なるほど、これは甘そう。そこで視聴者から寄せられた「どうして日南のしょうゆは甘いのか?」という疑問を工場長の山田恵三さんにぶつけてみました。

山田恵三さん

昔から甘いしょうゆを作ってるという話で、なぜ甘いかというのは僕も分かりません。なんでかね?という感じです。

日南しょうゆの大ファンのもとへ

次に向かったのは、日南しょうゆの大ファンがいるという日南市観光協会です。

記者を迎えてくれたのは、「甘いしょうゆ以外はあり得ない」と話す釋迦郡悠子(しゃかごおり・ゆうこ)さんです。日南のしょうゆについて調べていることを伝えると、ある資料を見せてくれました。

地元の商工会議所が14年前に日南市大堂津のしょうゆについてまとめた一冊の本です。大堂津では昔からしょうゆの醸造が盛んで、いくつものしょうゆ蔵があったと言います。5つのメーカーに対するインタビューをまとめた記事のなかに「なぜ日南のしょうゆは甘いと思いますか?」という質問がありました。

日南しょうゆが甘い理由

先ほどの製造元と同じように、明確なことは分からないといった声があった一方で、漁師がしょうゆに砂糖を加えて刺身などを食べていたということが書かれていました。

釋迦郡悠子さん

日南は古くからかつお漁が盛んですが、漁師たちが遠くまで漁に出ているときに、船上で手っ取り早く糖分を補給するため、しょうゆを甘くしたという話が伝わっています。

これで決まりとまではいきませんが、かつお漁の歴史が甘いしょうゆの土台にあったことが見えてきました。さらに日南のしょうゆをメーカーごとに比べてみると、甘みの強さが違うことも分かりました。なかには代々受け継ぐ甘さを、さらに追求している蔵もあるとか。

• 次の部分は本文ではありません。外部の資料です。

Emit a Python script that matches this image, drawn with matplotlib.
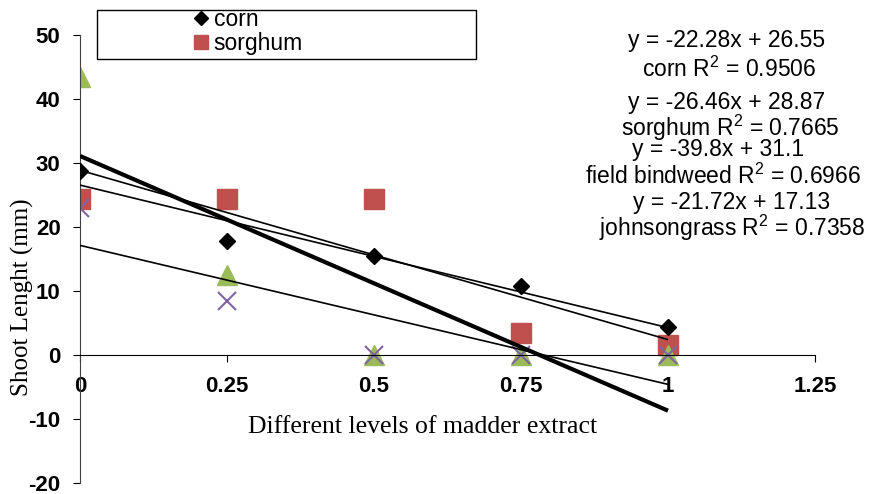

そこで、釋迦郡さんから「日南で一番甘い」と聞いたしょうゆメーカーに話を伺うことにしました。

甘さの秘密を大公開

訪ねたのは、日南市大堂津にある醤油メーカーの4代目、竹井克己さんです。今回、しょうゆを甘くする工程を取材させていただけることになりました。行われていたのは火入れと呼ばれる作業です。

しょうゆに火を入れて85度まで温めて、まず入れたのは氷糖密(ひょうとうみつ)と呼ばれる液体の砂糖です。

氷糖密を運ぶ竹井さん

サラサラしていてハチミツのようなまろやかな甘みだということですが、これを4杯も入れていきます。しかも、これだけではありません。

続いて竹井さんが持ってきたのはザラメや甘味料を溶かした液体です。甘さの出し方はメーカーごとに異なり、こちらのメーカーでは舌のうえで徐々に広がっていく甘さを追求しているということでした。

竹井さんは「しょうゆは、地域ごとに特徴的な商品が作られています。日南の醸造所も互いに手をつなで高め合うとともに、ライバルとして切磋琢磨(せっさたくま)していきたい」と語ってくれました。